Leyendo Nevsky
Prospekt he comprendido mejor por qué Manuel Navarro eligió este nombre de
batalla para los foros literarios. Boris.
Nombre eslavo que, además, significa “del norte”. Casi un año de estancia en una
ciudad norteña, San Petersburgo, fue suficiente para marcar su vida ―toda una
vida― y para despertar en él una pasión por las letras que va más allá de la de
un lector aficionado. Es posible que el escritor que Boris lleva dentro naciera
en esta ciudad de noches blancas, catedrales y museos que se miran en las aguas
heladas del Neva y el Fontanka.
Nevsky
Prospekt, diario de un expatriado nos adentra en la Rusia de hoy. Un
país occidentalizado y moderno, donde las multinacionales se han afincado y
reúnen a grupos de trabajo de diversos países; donde el inglés es la lengua franca
y las decisiones dependen de una directiva extranjera, a menudo distante. Pero
en ese ambiente cosmopolita aún queda algo de aquella vieja Rusia de antaño. La
Rusia postmoderna no ha podido ―ni podrá― domesticar el frío. El frío, la
dureza del hielo y la claridad de esas noches de verano siempre marcarán el
carácter de las gentes, que Boris nos presenta como reservado y cauteloso. La
cortesía y el vodka son la pátina de hielo, gentil, que quizás refrena y
contiene el fuego del alma rusa…
En una entrevista con Ana María Matute, me decía que una
novela es fantástica: en ella cabe de todo. Sí, cabe todo, incluso el diario de
un expatriado que, de golpe, sin pretenderlo, se encuentra en tierra ignota y con
una misión profesional no fácil. En las páginas del diario va consignando las
impresiones que día a día va atesorando: rostros, personas, paisajes, comidas…
y aromas. Ah, ¡el olor! Cuando leí esa frase, esa frase corta, sencilla, en la
que el autor describe el olor peculiar, indescriptible, olor a Rusia, fue cuando la novela definitivamente me atrapó. Dice
Joanne Harris, la autora de Chocolat,
que «una novela que no huele, no duele; y, por tanto, no se lee». Nevsky Prospekt huele, y sabe, y se oye,
y se siente. Quizás por eso este diario, escrito con enorme sobriedad, gusta y
envuelve al lector. Con Manuel, conozco esos retazos de Moscú, de Saint Pete, de la costa báltica. Con él
saboreo los menús ―italianos, orientales, rusos…―, me familiarizo con los
rostros nuevos, recorro las calles, siento el frío en la piel y me estremezco
escuchando una sinfonía o contemplando un ballet. Con él, experimento la
soledad. Pues esta novela es una historia de soledad, no por ser transitoria
menos profunda.
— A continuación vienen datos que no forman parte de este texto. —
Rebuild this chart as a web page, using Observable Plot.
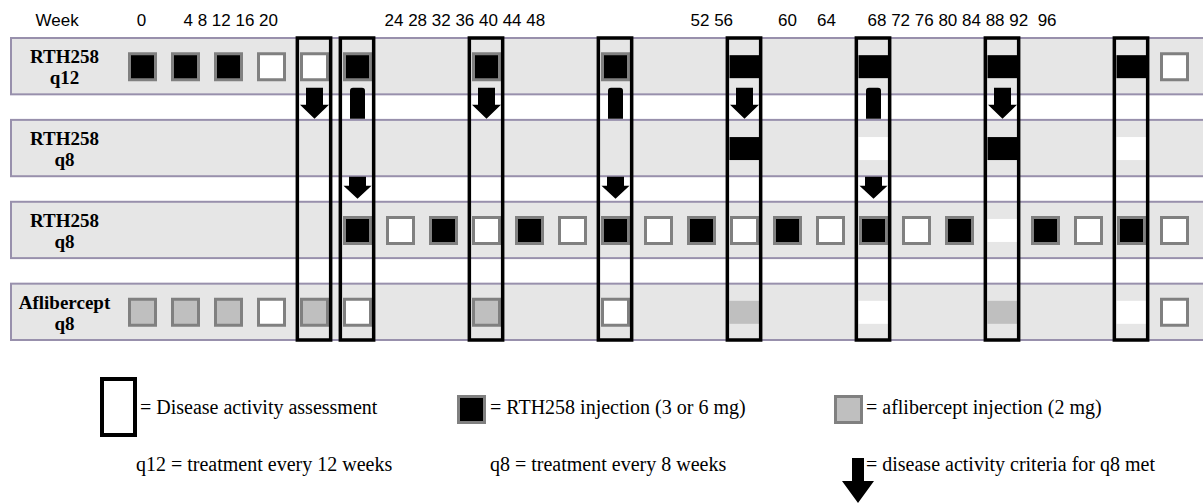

Manuel, el expatriado, pese a trabajar rodeado de gente, está
solo. Sola está “su casa”, como él bautiza a las anónimas habitaciones de los
hoteles donde vive; solitarios son sus paseos, sus almuerzos y sus cenas, sus
largas horas de lectura o de ocio. La sociedad que lo recibe no lo rechaza,
pero tampoco lo acoge. Vive la nostalgia del hogar, en el lejano Madrid, y
busca llenar su tiempo con lecturas, música, visitas culturales y algunas
salidas nocturnas. Como afirma en una ocasión, para un expatriado es difícil
pasar mucho tiempo en Rusia sin una mujer y sin beber demasiado. Manuel no bebe
en exceso ni rompe la fidelidad con su esposa, su refugio es el tabaco. Como si
esa densa niebla fragante pudiera amortiguar, igual que la nieve, la aspereza
de la soledad.
Juan Eslava Galán, hablando sobre el ego del escritor, suele
recordar que “la sombra del hortelano no debe molestar en la huerta”. Parece
casi imposible que en un diario personal, donde la soledad aletea tras cada
página, la sombra del autor no caiga sobre las letras. Pero en el caso de Nevsky Prospekt esto se cumple
asombrosamente. No en vano la novela lleva por título principal el nombre de un
lugar. Tanto como el narrador, Saint Pete
es la protagonista de este relato. Y la
sombra de Manuel no estorba en la huerta.
Está ahí, con el sentimiento contenido, expresado con austeridad y
sencillez, sin recrearse en contemplaciones narcisistas, sin sobrecargar el
relato con emociones o digresiones metafísicas. Cuando el lector podría esperar
algún estallido, una efusión, o una caída en la elucubración sentimental, Boris
nos sorprende con una, dos frases, cortas, simples, desnudas. Basta con eso.
Una imagen, una impresión. El resto, queda para el lector imaginarlo.